When we read the Bible, we shouldn't be simple minded. It speaks from cultures profoundly alien to ours but with their own sophistication, and even in ancient times, Jews and Christians didn't take it on face value. They understood that, read literally, it said repellent things. St. Augustine, well into adulthood, rejected Old Testament stories about a jealous god with human body parts and accepted Christianity only after he learned to read them as moral and theological allegory: "I heard Ambrose, in his sermons to the people, oftentimes most diligently recommend this text as a rule —'The letter kills, but the Spirit gives life;' while, drawing aside the mystic veil, he spiritually laid open that which, accepted according to the 'letter,' seemed to teach perverse doctrines — teaching herein nothing that offended me" (Confessions, 6.4.6).
St.

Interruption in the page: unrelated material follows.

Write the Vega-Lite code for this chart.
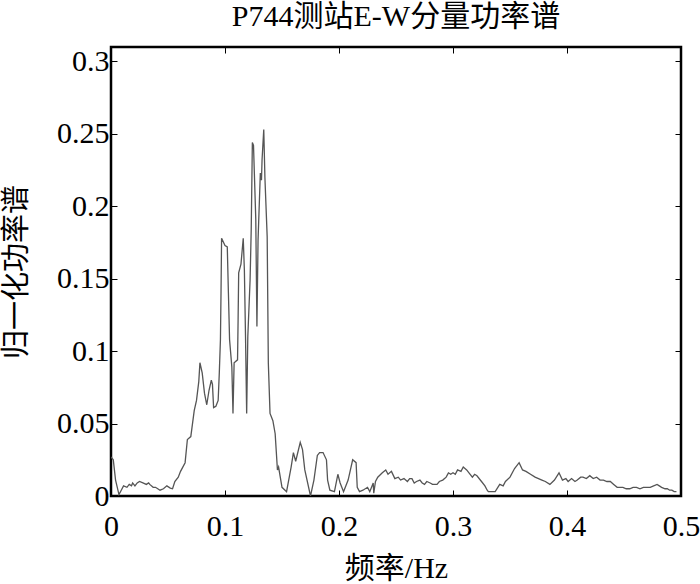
{
  "$schema": "https://vega.github.io/schema/vega-lite/v6.json",
  "autosize": {"type": "none"},
  "width": 570,
  "height": 449,
  "padding": {"left": 111, "top": 47, "right": 19, "bottom": 88},
  "background": "white",
  "title": {"text": "P744测站E-W分量功率谱", "fontSize": 30, "font": "Liberation Serif, Noto Sans CJK SC", "fontWeight": 400, "color": "black", "anchor": "middle", "offset": 14},
  "config": {
    "title": {"fontWeight": 400},
    "view": {"stroke": "black", "strokeWidth": 2.5},
    "axis": {"domain": false, "grid": false, "tickColor": "black", "tickWidth": 1, "labelFont": "Liberation Serif", "labelFontSize": 30, "labelColor": "black", "titleFont": "Liberation Serif, Noto Sans CJK SC", "titleFontSize": 30, "titleFontWeight": 400, "titleColor": "black"}
  },
  "data": {"values": [
    {"f":0.000,"p":0.027},{"f":0.002,"p":0.025},{"f":0.004,"p":0.011},{"f":0.007,"p":0.001},{"f":0.009,"p":0.004},
    {"f":0.011,"p":0.007},{"f":0.014,"p":0.006},{"f":0.016,"p":0.008},{"f":0.018,"p":0.007},{"f":0.019,"p":0.009},
    {"f":0.021,"p":0.007},{"f":0.023,"p":0.009},{"f":0.025,"p":0.010},{"f":0.028,"p":0.009},{"f":0.031,"p":0.008},
    {"f":0.033,"p":0.009},{"f":0.034,"p":0.008},{"f":0.037,"p":0.006},{"f":0.039,"p":0.006},{"f":0.041,"p":0.005},
    {"f":0.043,"p":0.004},{"f":0.046,"p":0.005},{"f":0.049,"p":0.007},{"f":0.052,"p":0.0055},{"f":0.054,"p":0.005},
    {"f":0.056,"p":0.010},{"f":0.059,"p":0.013},{"f":0.061,"p":0.017},{"f":0.065,"p":0.023},{"f":0.067,"p":0.039},
    {"f":0.070,"p":0.041},{"f":0.073,"p":0.059},{"f":0.075,"p":0.066},{"f":0.077,"p":0.079},{"f":0.078,"p":0.092},
    {"f":0.080,"p":0.085},{"f":0.082,"p":0.071},{"f":0.084,"p":0.063},{"f":0.086,"p":0.073},{"f":0.088,"p":0.080},
    {"f":0.089,"p":0.077},{"f":0.090,"p":0.061},{"f":0.092,"p":0.062},{"f":0.094,"p":0.066},{"f":0.095,"p":0.085},
    {"f":0.096,"p":0.108},{"f":0.0965,"p":0.140},{"f":0.097,"p":0.178},{"f":0.100,"p":0.173},{"f":0.102,"p":0.172},
    {"f":0.103,"p":0.140},{"f":0.104,"p":0.108},{"f":0.106,"p":0.089},{"f":0.107,"p":0.057},{"f":0.108,"p":0.092},
    {"f":0.111,"p":0.094},{"f":0.1115,"p":0.122},{"f":0.112,"p":0.154},{"f":0.114,"p":0.160},{"f":0.116,"p":0.178},
    {"f":0.117,"p":0.156},{"f":0.118,"p":0.110},{"f":0.119,"p":0.057},{"f":0.120,"p":0.110},{"f":0.122,"p":0.149},
    {"f":0.123,"p":0.184},{"f":0.124,"p":0.244},{"f":0.125,"p":0.242},{"f":0.127,"p":0.191},{"f":0.128,"p":0.117},
    {"f":0.129,"p":0.177},{"f":0.131,"p":0.223},{"f":0.132,"p":0.218},{"f":0.1325,"p":0.232},{"f":0.134,"p":0.253},
    {"f":0.135,"p":0.220},{"f":0.137,"p":0.179},{"f":0.138,"p":0.092},{"f":0.1395,"p":0.057},{"f":0.142,"p":0.052},
    {"f":0.144,"p":0.043},{"f":0.146,"p":0.018},{"f":0.147,"p":0.020},{"f":0.150,"p":0.006},{"f":0.154,"p":0.003},
    {"f":0.158,"p":0.020},{"f":0.160,"p":0.030},{"f":0.162,"p":0.024},{"f":0.166,"p":0.037},{"f":0.168,"p":0.032},
    {"f":0.170,"p":0.018},{"f":0.175,"p":0.000},{"f":0.178,"p":0.011},{"f":0.181,"p":0.028},{"f":0.183,"p":0.030},
    {"f":0.186,"p":0.030},{"f":0.189,"p":0.025},{"f":0.190,"p":0.011},{"f":0.192,"p":0.004},{"f":0.196,"p":0.003},
    {"f":0.199,"p":0.015},{"f":0.201,"p":0.009},{"f":0.204,"p":0.003},{"f":0.208,"p":0.011},{"f":0.212,"p":0.025},
    {"f":0.215,"p":0.023},{"f":0.216,"p":0.006},{"f":0.218,"p":0.003},{"f":0.221,"p":0.004},{"f":0.225,"p":0.006},
    {"f":0.227,"p":0.003},{"f":0.230,"p":0.009},{"f":0.2305,"p":0.002},{"f":0.232,"p":0.010},{"f":0.234,"p":0.013},
    {"f":0.238,"p":0.016},{"f":0.241,"p":0.018},{"f":0.243,"p":0.015},{"f":0.246,"p":0.017},{"f":0.249,"p":0.012},
    {"f":0.252,"p":0.013},{"f":0.254,"p":0.011},{"f":0.257,"p":0.012},{"f":0.260,"p":0.010},{"f":0.262,"p":0.012},
    {"f":0.264,"p":0.012},{"f":0.266,"p":0.009},{"f":0.268,"p":0.010},{"f":0.271,"p":0.011},{"f":0.273,"p":0.009},
    {"f":0.275,"p":0.008},{"f":0.277,"p":0.010},{"f":0.280,"p":0.009},{"f":0.282,"p":0.008},{"f":0.286,"p":0.008},
    {"f":0.288,"p":0.010},{"f":0.291,"p":0.011},{"f":0.294,"p":0.013},{"f":0.296,"p":0.016},{"f":0.298,"p":0.015},
    {"f":0.300,"p":0.016},{"f":0.302,"p":0.015},{"f":0.304,"p":0.018},{"f":0.307,"p":0.017},{"f":0.309,"p":0.020},
    {"f":0.312,"p":0.018},{"f":0.314,"p":0.016},{"f":0.317,"p":0.013},{"f":0.319,"p":0.015},{"f":0.321,"p":0.014},
    {"f":0.325,"p":0.010},{"f":0.328,"p":0.007},{"f":0.330,"p":0.004},{"f":0.331,"p":0.003},{"f":0.334,"p":0.003},
    {"f":0.337,"p":0.003},{"f":0.341,"p":0.008},{"f":0.344,"p":0.007},{"f":0.346,"p":0.010},{"f":0.350,"p":0.013},
    {"f":0.354,"p":0.019},{"f":0.358,"p":0.023},{"f":0.361,"p":0.018},{"f":0.364,"p":0.017},{"f":0.368,"p":0.015},
    {"f":0.372,"p":0.013},{"f":0.375,"p":0.012},{"f":0.378,"p":0.011},{"f":0.381,"p":0.010},{"f":0.385,"p":0.008},
    {"f":0.389,"p":0.011},{"f":0.393,"p":0.016},{"f":0.396,"p":0.011},{"f":0.399,"p":0.012},{"f":0.401,"p":0.010},
    {"f":0.404,"p":0.012},{"f":0.407,"p":0.010},{"f":0.409,"p":0.011},{"f":0.412,"p":0.013},{"f":0.414,"p":0.013},
    {"f":0.417,"p":0.012},{"f":0.420,"p":0.014},{"f":0.423,"p":0.012},{"f":0.426,"p":0.013},{"f":0.429,"p":0.011},
    {"f":0.432,"p":0.011},{"f":0.435,"p":0.010},{"f":0.438,"p":0.010},{"f":0.441,"p":0.008},{"f":0.444,"p":0.006},
    {"f":0.447,"p":0.006},{"f":0.449,"p":0.006},{"f":0.452,"p":0.005},{"f":0.455,"p":0.005},{"f":0.458,"p":0.006},
    {"f":0.461,"p":0.006},{"f":0.464,"p":0.005},{"f":0.467,"p":0.006},{"f":0.470,"p":0.006},{"f":0.473,"p":0.006},
    {"f":0.476,"p":0.007},{"f":0.479,"p":0.008},{"f":0.481,"p":0.007},{"f":0.483,"p":0.006},{"f":0.486,"p":0.005},
    {"f":0.488,"p":0.005},{"f":0.490,"p":0.004},{"f":0.492,"p":0.004},{"f":0.494,"p":0.003},{"f":0.496,"p":0.003}
  ]},
  "layer": [
    {
      "mark": {"type": "line", "color": "#555555", "strokeWidth": 1.3, "clip": true},
      "encoding": {
        "x": {"field": "f", "type": "quantitative", "scale": {"domain": [0, 0.5], "nice": false, "zero": false},
              "axis": {"orient": "bottom", "values": [0, 0.1, 0.2, 0.3, 0.4, 0.5], "format": "~g", "tickSize": -6, "labelPadding": 21, "labelAngle": 0, "title": "频率/Hz", "titlePadding": 12, "labelFlush": false}},
        "y": {"field": "p", "type": "quantitative", "scale": {"domain": [0, 0.31], "nice": false, "zero": false},
              "axis": {"orient": "left", "values": [0, 0.05, 0.1, 0.15, 0.2, 0.25, 0.3], "format": "~g", "tickSize": -6, "labelPadding": 8, "title": "归一化功率谱", "titleFontSize": 29, "titlePadding": 25, "labelFlush": false}}
      }
    },
    {
      "mark": {"type": "line", "opacity": 0, "clip": true},
      "encoding": {
        "x": {"field": "f", "type": "quantitative", "axis": {"orient": "top", "values": [0, 0.1, 0.2, 0.3, 0.4, 0.5], "tickSize": -6, "labels": false, "title": null}},
        "y": {"field": "p", "type": "quantitative", "axis": {"orient": "right", "values": [0, 0.05, 0.1, 0.15, 0.2, 0.25, 0.3], "tickSize": -6, "labels": false, "title": null}}
      }
    }
  ],
  "resolve": {"axis": {"x": "independent", "y": "independent"}}
}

Ambrose taught a tradition of non-literal reading that derived from Jewish philosophers such as Philo of Alexandria and church fathers such Origen, ultimately derived from Greek readings of Homer. If scripture is assumed to be a priori true, verses that appear to say something false must be be re-interpreted until they say something else that matches the interpreter's idea of truth. Of course, any complex text read this way becomes true. However, without the a prior assumption of truth, this process uses the text like Rorschach inkblot or crystal ball, a chaos onto which readers project their own pet structures. It reflects the reader's own preconceptions.
The impressive thing about the Bible is that it has served this function well for so many centuries. It isn't just any complex text. The fact that so many ideologies have been able to use it as a touchstone of their highest "truths" is remarkable, indicating a multifaceted kind of truth that makes the Bible a spiritual authority to be revered.